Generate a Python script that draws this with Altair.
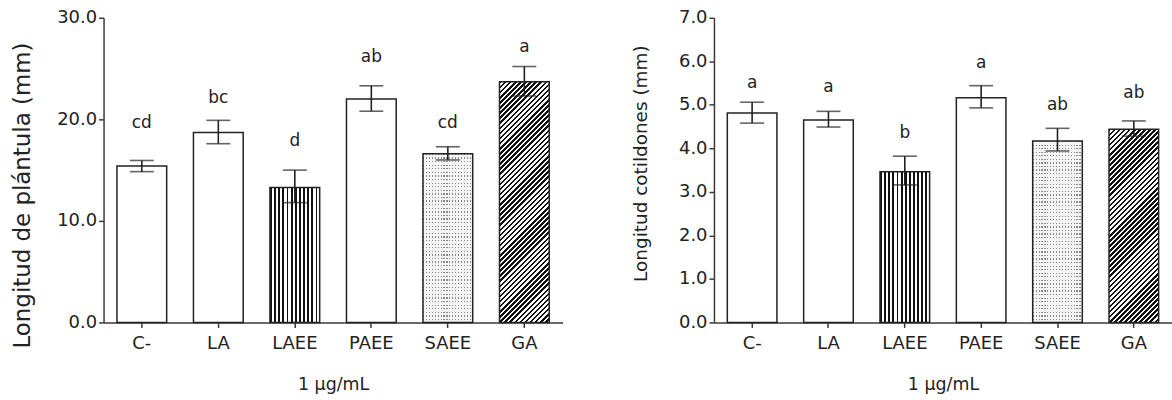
import altair as alt
import pandas as pd

categories = ["C-", "LA", "LAEE", "PAEE", "SAEE", "GA"]
patterns = ["none", "none", "vertical", "none", "dots", "diagonal"]

plantula_mean = [15.4, 18.7, 13.3, 22.0, 16.6, 23.7]
plantula_lo = [14.85, 17.6, 11.8, 20.8, 16.0, 22.3]
plantula_hi = [15.95, 19.9, 15.0, 23.3, 17.3, 25.2]
plantula_letters = ["cd", "bc", "d", "ab", "cd", "a"]
plantula_letter_y = [19.6, 22.1, 17.9, 26.1, 19.6, 27.1]

cotiledon_mean = [4.81, 4.65, 3.46, 5.16, 4.17, 4.44]
cotiledon_lo = [4.58, 4.49, 3.16, 4.93, 3.94, 4.28]
cotiledon_hi = [5.06, 4.85, 3.82, 5.44, 4.46, 4.63]
cotiledon_letters = ["a", "a", "b", "a", "ab", "ab"]
cotiledon_letter_y = [5.51, 5.40, 4.35, 5.95, 4.99, 5.26]

FONT = "DejaVu Sans"
INK = "#222222"
PLOT_H = 306


def stripe_stops(n, frac, c1, c2):
    stops = []
    for i in range(n):
        a = round(i / n, 5)
        b = round((i + frac) / n, 5)
        e = round((i + 1) / n, 5)
        stops += [
            {"offset": a, "color": c1},
            {"offset": b, "color": c1},
            {"offset": b, "color": c2},
            {"offset": e, "color": c2},
        ]
    return stops


def panel(means, lo, hi, letters, letter_y, ymax, ticks, title, width,
          title_y, title_size, title_pad):
    df = pd.DataFrame({
        "cat": categories,
        "mean": means,
        "lo": lo,
        "hi": hi,
        "letter": letters,
        "ly": letter_y,
        "pattern": patterns,
    })
    xenc = alt.X(
        "cat:N",
        scale=alt.Scale(domain=categories, paddingInner=0.35, paddingOuter=0.175),
        axis=alt.Axis(title="1 μg/mL", labelAngle=0, labelPadding=7,
                      titlePadding=23, titleFontSize=17.5, titleFontWeight="normal"),
    )
    yaxis = alt.Axis(values=ticks, format=".1f", title=title, titleFontSize=title_size,
                     titleFontWeight="normal", titlePadding=title_pad, titleY=title_y)
    yscale = alt.Scale(domain=[0, ymax], nice=False, zero=True)
    yenc = alt.Y("mean:Q", scale=yscale, axis=yaxis)

    base = alt.Chart(df)
    bar_w = width / 6 * 0.65

    layers = [base.mark_bar(fill="white", strokeWidth=0).encode(x=xenc, y=yenc)]

    # vertical stripes
    vert = {"gradient": "linear", "x1": 0, "y1": 0, "x2": 1, "y2": 0,
            "stops": stripe_stops(12, 0.45, "#111111", "#ffffff")}
    layers.append(base.transform_filter(alt.datum.pattern == "vertical")
                  .mark_bar(fill=vert, strokeWidth=0).encode(x=xenc, y=yenc))

    # dotted
    i_dot = patterns.index("dots")
    h_dot = means[i_dot] / ymax * PLOT_H
    dcols = {"gradient": "linear", "x1": 0, "y1": 0, "x2": 1, "y2": 0,
             "stops": stripe_stops(int(round(bar_w / 3)), 0.4, "#8a8a8a", "#f4f4f4")}
    drows = {"gradient": "linear", "x1": 0, "y1": 0, "x2": 0, "y2": 1,
             "stops": stripe_stops(int(round(h_dot / 3.6)), 0.35,
                                   "rgba(244,244,244,0)", "#f4f4f4")}
    layers.append(base.transform_filter(alt.datum.pattern == "dots")
                  .mark_bar(fill=dcols, strokeWidth=0).encode(x=xenc, y=yenc))
    layers.append(base.transform_filter(alt.datum.pattern == "dots")
                  .mark_bar(fill=drows, strokeWidth=0).encode(x=xenc, y=yenc))

    # diagonal hatch (45 degrees in pixel space)
    i_d = patterns.index("diagonal")
    w = bar_w
    h = means[i_d] / ymax * PLOT_H
    k = (w + h) / (w * w + h * h)
    n_diag = int(round((w + h) / 1.4142 / 3.6))
    diag = {"gradient": "linear", "x1": 0, "y1": 0,
            "x2": round(w * k, 6), "y2": round(h * k, 6),
            "stops": stripe_stops(n_diag, 0.5, "#111111", "#ffffff")}
    layers.append(base.transform_filter(alt.datum.pattern == "diagonal")
                  .mark_bar(fill=diag, strokeWidth=0).encode(x=xenc, y=yenc))

    # outlines
    layers.append(base.mark_bar(fill="white", fillOpacity=0, stroke=INK,
                                strokeWidth=1.5).encode(x=xenc, y=yenc))

    # error bars
    layers.append(base.mark_rule(color=INK, strokeWidth=1.6).encode(
        x=xenc, y=alt.Y("lo:Q", scale=yscale, axis=yaxis), y2="hi:Q"))
    layers.append(base.mark_tick(color=INK, thickness=1.6, size=24).encode(
        x=xenc, y=alt.Y("lo:Q", scale=yscale, axis=yaxis)))
    layers.append(base.mark_tick(color=INK, thickness=1.6, size=24).encode(
        x=xenc, y=alt.Y("hi:Q", scale=yscale, axis=yaxis)))

    # significance letters
    layers.append(base.mark_text(font=FONT, fontSize=17, color=INK,
                                 baseline="middle", align="center").encode(
        x=xenc, y=alt.Y("ly:Q", scale=yscale, axis=yaxis), text="letter:N"))

    return alt.layer(*layers).properties(width=width, height=PLOT_H)


left = panel(plantula_mean, plantula_lo, plantula_hi, plantula_letters,
             plantula_letter_y, 30, [0, 10, 20, 30], "Longitud de plántula (mm)",
             461, 178, 23, 22)
right = panel(cotiledon_mean, cotiledon_lo, cotiledon_hi, cotiledon_letters,
              cotiledon_letter_y, 7, [0, 1, 2, 3, 4, 5, 6, 7], "Longitud cotildones (mm)",
              460, 146, 18.5, 28)

chart = alt.hconcat(left, right, spacing=69).properties(
    padding={"left": 11, "top": 8, "right": 0, "bottom": 0}
).configure_view(strokeOpacity=0).configure_axis(
    labelFont=FONT, titleFont=FONT, labelFontSize=18, labelColor=INK,
    titleColor=INK, domainColor="#3a3a3a", domainWidth=1.5, tickColor="#3a3a3a",
    tickWidth=1.5, tickSize=5, grid=False, labelPadding=2
)

chart.save("out.html", embed_options={"renderer": "svg", "actions": False})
□ □ □ □ □
_Short exercise_
Produce an exact copy of each line of data, skipping embedded images.

_Reply to the task_
Generate a Python script that draws this with Altair.
import altair as alt
import pandas as pd

categories = ["C-", "LA", "LAEE", "PAEE", "SAEE", "GA"]
patterns = ["none", "none", "vertical", "none", "dots", "diagonal"]

plantula_mean = [15.4, 18.7, 13.3, 22.0, 16.6, 23.7]
plantula_lo = [14.85, 17.6, 11.8, 20.8, 16.0, 22.3]
plantula_hi = [15.95, 19.9, 15.0, 23.3, 17.3, 25.2]
plantula_letters = ["cd", "bc", "d", "ab", "cd", "a"]
plantula_letter_y = [19.6, 22.1, 17.9, 26.1, 19.6, 27.1]

cotiledon_mean = [4.81, 4.65, 3.46, 5.16, 4.17, 4.44]
cotiledon_lo = [4.58, 4.49, 3.16, 4.93, 3.94, 4.28]
cotiledon_hi = [5.06, 4.85, 3.82, 5.44, 4.46, 4.63]
cotiledon_letters = ["a", "a", "b", "a", "ab", "ab"]
cotiledon_letter_y = [5.51, 5.40, 4.35, 5.95, 4.99, 5.26]

FONT = "DejaVu Sans"
INK = "#222222"
PLOT_H = 306


def stripe_stops(n, frac, c1, c2):
    stops = []
    for i in range(n):
        a = round(i / n, 5)
        b = round((i + frac) / n, 5)
        e = round((i + 1) / n, 5)
        stops += [
            {"offset": a, "color": c1},
            {"offset": b, "color": c1},
            {"offset": b, "color": c2},
            {"offset": e, "color": c2},
        ]
    return stops


def panel(means, lo, hi, letters, letter_y, ymax, ticks, title, width,
          title_y, title_size, title_pad):
    df = pd.DataFrame({
        "cat": categories,
        "mean": means,
        "lo": lo,
        "hi": hi,
        "letter": letters,
        "ly": letter_y,
        "pattern": patterns,
    })
    xenc = alt.X(
        "cat:N",
        scale=alt.Scale(domain=categories, paddingInner=0.35, paddingOuter=0.175),
        axis=alt.Axis(title="1 μg/mL", labelAngle=0, labelPadding=7,
                      titlePadding=23, titleFontSize=17.5, titleFontWeight="normal"),
    )
    yaxis = alt.Axis(values=ticks, format=".1f", title=title, titleFontSize=title_size,
                     titleFontWeight="normal", titlePadding=title_pad, titleY=title_y)
    yscale = alt.Scale(domain=[0, ymax], nice=False, zero=True)
    yenc = alt.Y("mean:Q", scale=yscale, axis=yaxis)

    base = alt.Chart(df)
    bar_w = width / 6 * 0.65

    layers = [base.mark_bar(fill="white", strokeWidth=0).encode(x=xenc, y=yenc)]

    # vertical stripes
    vert = {"gradient": "linear", "x1": 0, "y1": 0, "x2": 1, "y2": 0,
            "stops": stripe_stops(12, 0.45, "#111111", "#ffffff")}
    layers.append(base.transform_filter(alt.datum.pattern == "vertical")
                  .mark_bar(fill=vert, strokeWidth=0).encode(x=xenc, y=yenc))

    # dotted
    i_dot = patterns.index("dots")
    h_dot = means[i_dot] / ymax * PLOT_H
    dcols = {"gradient": "linear", "x1": 0, "y1": 0, "x2": 1, "y2": 0,
             "stops": stripe_stops(int(round(bar_w / 3)), 0.4, "#8a8a8a", "#f4f4f4")}
    drows = {"gradient": "linear", "x1": 0, "y1": 0, "x2": 0, "y2": 1,
             "stops": stripe_stops(int(round(h_dot / 3.6)), 0.35,
                                   "rgba(244,244,244,0)", "#f4f4f4")}
    layers.append(base.transform_filter(alt.datum.pattern == "dots")
                  .mark_bar(fill=dcols, strokeWidth=0).encode(x=xenc, y=yenc))
    layers.append(base.transform_filter(alt.datum.pattern == "dots")
                  .mark_bar(fill=drows, strokeWidth=0).encode(x=xenc, y=yenc))

    # diagonal hatch (45 degrees in pixel space)
    i_d = patterns.index("diagonal")
    w = bar_w
    h = means[i_d] / ymax * PLOT_H
    k = (w + h) / (w * w + h * h)
    n_diag = int(round((w + h) / 1.4142 / 3.6))
    diag = {"gradient": "linear", "x1": 0, "y1": 0,
            "x2": round(w * k, 6), "y2": round(h * k, 6),
            "stops": stripe_stops(n_diag, 0.5, "#111111", "#ffffff")}
    layers.append(base.transform_filter(alt.datum.pattern == "diagonal")
                  .mark_bar(fill=diag, strokeWidth=0).encode(x=xenc, y=yenc))

    # outlines
    layers.append(base.mark_bar(fill="white", fillOpacity=0, stroke=INK,
                                strokeWidth=1.5).encode(x=xenc, y=yenc))

    # error bars
    layers.append(base.mark_rule(color=INK, strokeWidth=1.6).encode(
        x=xenc, y=alt.Y("lo:Q", scale=yscale, axis=yaxis), y2="hi:Q"))
    layers.append(base.mark_tick(color=INK, thickness=1.6, size=24).encode(
        x=xenc, y=alt.Y("lo:Q", scale=yscale, axis=yaxis)))
    layers.append(base.mark_tick(color=INK, thickness=1.6, size=24).encode(
        x=xenc, y=alt.Y("hi:Q", scale=yscale, axis=yaxis)))

    # significance letters
    layers.append(base.mark_text(font=FONT, fontSize=17, color=INK,
                                 baseline="middle", align="center").encode(
        x=xenc, y=alt.Y("ly:Q", scale=yscale, axis=yaxis), text="letter:N"))

    return alt.layer(*layers).properties(width=width, height=PLOT_H)


left = panel(plantula_mean, plantula_lo, plantula_hi, plantula_letters,
             plantula_letter_y, 30, [0, 10, 20, 30], "Longitud de plántula (mm)",
             461, 178, 23, 22)
right = panel(cotiledon_mean, cotiledon_lo, cotiledon_hi, cotiledon_letters,
              cotiledon_letter_y, 7, [0, 1, 2, 3, 4, 5, 6, 7], "Longitud cotildones (mm)",
              460, 146, 18.5, 28)

chart = alt.hconcat(left, right, spacing=69).properties(
    padding={"left": 11, "top": 8, "right": 0, "bottom": 0}
).configure_view(strokeOpacity=0).configure_axis(
    labelFont=FONT, titleFont=FONT, labelFontSize=18, labelColor=INK,
    titleColor=INK, domainColor="#3a3a3a", domainWidth=1.5, tickColor="#3a3a3a",
    tickWidth=1.5, tickSize=5, grid=False, labelPadding=2
)

chart.save("out.html", embed_options={"renderer": "svg", "actions": False})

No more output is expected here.